In the final round of Asian qualifying for the 2012 London Games women's soccer event, Nadeshiko Japan was able to claim its third consecutive ticket--and fourth overall--to the Olympics.
In the six weeks since winning the Women's World Cup in Germany, the team had barely any time to rest. One thing that helped get them through the fatigue and struggles was their pride as the world's No. 1 team. Another factor was a new game plan.
"It was physically rough from the first game," recalled midfielder Mizuho Sakaguchi, looking back at the final round of Asian Olympic qualifiers held earlier this month in China.
Sakaguchi played from the second game during this round, against South Korea, in what was a packed schedule. Even though she, like many of the team's stars, was rested for the first game against Thailand, Sakaguchi was not in top condition.
Coach Sasaki had sensed his players' poor condition during a training camp before the qualifiers in China. He tried to reduce the amount of practice time, but things didn't go the way he wanted. When he started training, he made a decision.
"We want to play realistically rather than ideally," he said.
Sasaki gave up on his team's trademark style of elegant passes, something Nadeshiko Japan had showcased in Germany during the World Cup. In the second half of the game against South Korea, Japan focused on defense. In the last 10 minutes or so against Australia, Japan insisted on keeping the ball instead of trying to score. The team slowly and steadily gained the points required to secure an Olympic ticket.
Nadeshiko Japan's experience against powerhouses like the United States and teams from Europe at the World Cup may have actually hindered them during the Asian qualifiers.
"Asian players are smaller and have good technique," said Sakaguchi. "We were beaten by Asian players in situations where we may not have been beaten by U.S. or European players."
Japan was able to endure some sustained pressure in its 1-0 win over Australia, a team similar to the United States or a European side featuring taller players, but it conceded goals to both South Korea and North Korea.

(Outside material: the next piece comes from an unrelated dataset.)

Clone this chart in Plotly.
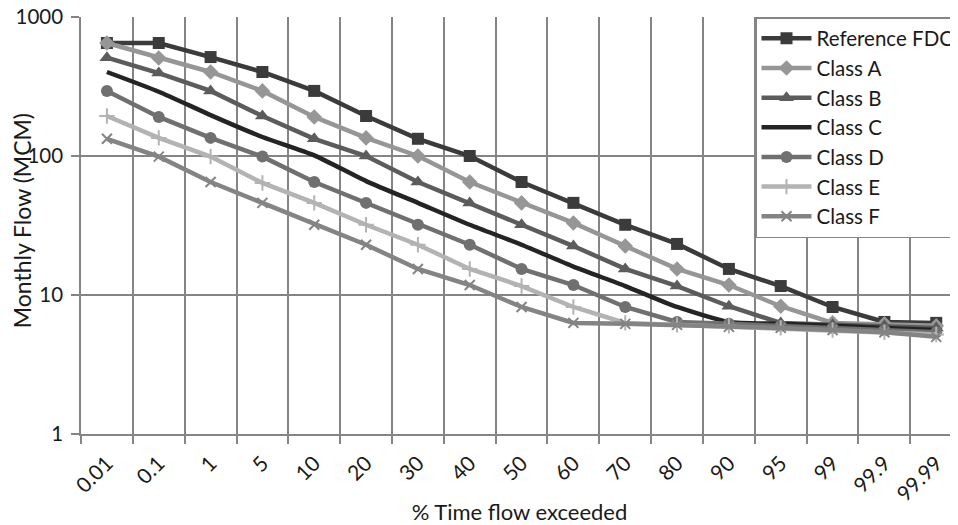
import plotly.graph_objects as go

categories = ["0.01", "0.1", "1", "5", "10", "20", "30", "40", "50", "60",
              "70", "80", "90", "95", "99", "99.9", "99.99"]

ref_fdc = [650, 650, 515, 402, 294, 194, 133, 100, 65, 46, 32, 23.3, 15.4, 11.6, 8.2, 6.4, 6.3]
class_a = [650, 507, 402, 294, 191, 135, 100, 65, 46, 33, 22.5, 15.4, 11.8, 8.3, 6.3, 6.2, 6.0]
class_b = [510, 395, 294, 194, 133, 100, 65, 46, 32, 22.5, 15.4, 11.6, 8.3, 6.3, 6.1, 6.0, 5.8]
class_c = [402, 290, 197, 137, 101, 66, 46, 32, 23, 16, 11.6, 8.2, 6.4, 6.2, 6.0, 5.8, 5.6]
class_d = [294, 191, 135, 99, 65, 46, 32, 23, 15.4, 11.8, 8.2, 6.4, 6.2, 6.0, 5.8, 5.6, 5.4]
class_e = [194, 135, 99, 64, 46, 32, 23, 15.4, 11.6, 8.2, 6.3, 6.1, 6.0, 5.8, 5.6, 5.4, 5.2]
class_f = [133, 99, 65, 46, 32, 23, 15.4, 11.8, 8.2, 6.3, 6.2, 6.1, 5.9, 5.8, 5.6, 5.4, 5.0]

y_ticks = [1, 10, 100, 1000]

FONT = "Lato"
GRID = "#858585"
xpos = list(range(len(categories)))

series = [
    ("Reference FDC", ref_fdc, "#3b3b3b", "square", 12, "linear"),
    ("Class A", class_a, "#969696", "diamond", 12, "linear"),
    ("Class B", class_b, "#5c5c5c", "triangle-up", 13, "linear"),
    ("Class C", class_c, "#242424", None, 0, "spline"),
    ("Class D", class_d, "#707070", "circle", 12, "linear"),
    ("Class E", class_e, "#b3b3b3", "cross-thin", 11, "linear"),
    ("Class F", class_f, "#848484", "x-thin", 10, "linear"),
]

fig = go.Figure()
for name, vals, col, sym, size, shape in series:
    if sym is None:
        mode = "lines"
        marker = dict()
    else:
        mode = "lines+markers"
        marker = dict(symbol=sym, size=size, color=col,
                      line=dict(width=2 if "thin" in sym else 0, color=col))
    fig.add_trace(go.Scatter(
        x=xpos, y=vals, name=name, mode=mode,
        line=dict(color=col, width=4.5, shape=shape, smoothing=0.6),
        marker=marker,
    ))

# page body has an 8px default margin: figure is sized/offset to compensate
fig.update_layout(
    width=950, height=517,
    margin=dict(l=73, r=0, t=9, b=91, autoexpand=False),
    paper_bgcolor="white", plot_bgcolor="white",
    font=dict(family=FONT, size=21, color="#1a1a1a"),
    showlegend=True,
    legend=dict(
        x=(755 - 81) / 877, y=1, xanchor="left", yanchor="top",
        bgcolor="white", bordercolor=GRID, borderwidth=1.5,
        font=dict(family=FONT, size=20.5, color="#1a1a1a"),
        itemwidth=50, tracegroupgap=0,
    ),
    xaxis=dict(
        range=[-0.5, 16.42],
        tickmode="array", tickvals=xpos, ticktext=categories,
        tickangle=-45, ticks="", showgrid=False, zeroline=False,
        ticklabelstandoff=7, ticklabeloverflow="allow",
        showline=True, linecolor=GRID, linewidth=1.5,
        minor=dict(tickmode="array", tickvals=[i - 0.5 for i in range(len(categories) + 1)],
                   showgrid=True, gridcolor=GRID, gridwidth=1.5,
                   ticks="outside", ticklen=8, tickcolor=GRID, tickwidth=1.5),
        title=dict(text="% Time flow exceeded", font=dict(family=FONT, size=22), standoff=2),
        tickfont=dict(family=FONT, size=21),
    ),
    yaxis=dict(
        type="log", range=[0, 3],
        tickmode="array", tickvals=y_ticks, ticktext=[str(v) for v in y_ticks],
        showgrid=True, gridcolor=GRID, gridwidth=1.5,
        ticks="outside", ticklen=8, tickcolor=GRID, tickwidth=1.5,
        ticklabelstandoff=4, ticklabeloverflow="allow",
        showline=True, linecolor=GRID, linewidth=1.5, zeroline=False,
        tickfont=dict(family=FONT, size=20.5),
    ),
    annotations=[dict(
        text="Monthly Flow (MCM)", textangle=-90,
        xref="paper", yref="paper", x=0, y=0.51, xshift=-59,
        xanchor="center", yanchor="middle", showarrow=False,
        font=dict(family=FONT, size=23, color="#1a1a1a"),
    )],
)

fig.write_html("out.html")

Against South Korea, Japan was able to remain calm after the Koreans tied it 1-1, scoring in first-half injury time for a 2-1 victory. In the match against North Korea, Japan was able to hang on despite a lack of good scoring opportunities, managing to get a 1-1 draw.
After five games, Japan's record stood at four wins and one draw.
"We have pride in the fact that we were able to defend against the world's best teams (at the World Cup), and even scored a few goals," defender Azusa Iwashimizu said, explaining how the team was able to maintain its concentration until the end. "That's what makes us different from other countries."
But these players are not the type to be satisfied by simply winning a ticket to the Olympics. They hope to reach the top again with a gold-medal performance and are determined to keep improving.
"Our strength is our ability to keep the ball moving," said defender Yukari Kinga. "But we also showed some weaknesses, too, where teams shut us down. Unless we increase our options, we won't be able to win at the Olympics."